Running MPI jobs #
Please use mpirun
tool to run MPI jobs through Slurm management system.
By default mpirun
will run your program using all allocated processes and cores. You can run specific number of processes with the parameter -n np
, e.g.:
mpirun -n 8 ./mpiprog8.exe
Intel MPI #
The command mpiexec
will not work with Intel MPI, please use mpirun
.
OpenMPI #
You can also use Open MPI with gcc compilers:
module load gnu openmpi
Hybrid MPI+OpenMP jobs #
An example of MPI+OpenMP program hybrid.c
:
#include <stdio.h>
#include <omp.h>
#include "mpi.h"
int main(int argc, char *argv[]) {
int numprocs, rank, namelen;
char processor_name[MPI_MAX_PROCESSOR_NAME];
int iam = 0, np = 1;
MPI_Init(&argc, &argv);
MPI_Comm_size(MPI_COMM_WORLD, &numprocs);
MPI_Comm_rank(MPI_COMM_WORLD, &rank);
MPI_Get_processor_name(processor_name, &namelen);
#pragma omp parallel default(shared) private(iam, np)
{
np = omp_get_num_threads();
iam = omp_get_thread_num();
printf("Node: %12s rank: %2d/%2d thread_id: %2d/%2d\n",
processor_name, rank, numprocs, iam, np);
}
MPI_Finalize();
}
Use the following commands to compile the code with Intel MPI:
module load intel
module load impi
mpiicc -qopenmp hybrid.c -o hybrid
Use the following commands to compile the code with Open MPI and gcc compilers:
module load gnu openmpi
mpicc -fopenmp hybrid.c -o hybrid
We will use the following Slurm batch script test-hybrid.sh
:
#!/bin/bash
# A hybrid MPI+OpenMP example
#SBATCH --job-name=hybrid
#SBATCH --output=hybrid.out
#SBATCH --time=5
####### 4 MPI ranks
#SBATCH --ntasks=4
####### 2 nodes
#SBATCH --nodes=2
####### 6 OMP threads per MPI rank
#SBATCH --cpus-per-task=6
## load MPI libs if needed
## for Intel:
# module load intel
# module load impi
## for Open MPI:
# module load gnu openmpi
## set number of OMP thread to the value of --cpus-per-task
export OMP_NUM_THREADS=$SLURM_CPUS_PER_TASK
mpirun ./hybrid
Slurm will send the user environment variables to the compute nodes, therefore you can skip loading modules for MPI if they are already loaded by the user.
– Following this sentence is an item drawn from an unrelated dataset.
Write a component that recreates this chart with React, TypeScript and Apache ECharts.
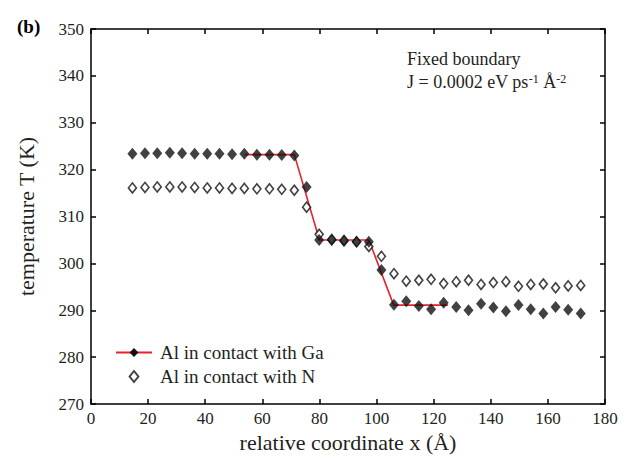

We recommend to explicitly set OMP_NUM_THREADS
to the value of $SLURM_CPUS_PER_TASK
. In most cases this is not necessary, since each MPI process will be bounded to specific CPU cores, and OpenMP will peek the number of threads automatically.
Enqueue the job:
sbatch test-hybrid.sh
The result will be in hybrid.out
file. Example output:
Node: n09 rank: 1/ 4 thread_id: 0/ 6
Node: n09 rank: 1/ 4 thread_id: 5/ 6
Node: n10 rank: 3/ 4 thread_id: 0/ 6
Node: n10 rank: 3/ 4 thread_id: 2/ 6
Node: n09 rank: 1/ 4 thread_id: 4/ 6
Node: n09 rank: 1/ 4 thread_id: 2/ 6
Node: n09 rank: 1/ 4 thread_id: 3/ 6
Node: n09 rank: 1/ 4 thread_id: 1/ 6
Node: n10 rank: 3/ 4 thread_id: 3/ 6
Node: n10 rank: 3/ 4 thread_id: 5/ 6
Node: n10 rank: 3/ 4 thread_id: 1/ 6
Node: n10 rank: 3/ 4 thread_id: 4/ 6
Node: n09 rank: 0/ 4 thread_id: 3/ 6
Node: n09 rank: 0/ 4 thread_id: 5/ 6
Node: n09 rank: 0/ 4 thread_id: 2/ 6
Node: n09 rank: 0/ 4 thread_id: 4/ 6
Node: n09 rank: 0/ 4 thread_id: 1/ 6
Node: n09 rank: 2/ 4 thread_id: 0/ 6
Node: n09 rank: 2/ 4 thread_id: 1/ 6
Node: n09 rank: 2/ 4 thread_id: 3/ 6
Node: n09 rank: 2/ 4 thread_id: 4/ 6
Node: n09 rank: 0/ 4 thread_id: 0/ 6
Node: n09 rank: 2/ 4 thread_id: 2/ 6
Node: n09 rank: 2/ 4 thread_id: 5/ 6
The job used 2 nodes (n09
and n10
), two MPI processes were used on each node. Each MPI process used 6 OpenMP threads.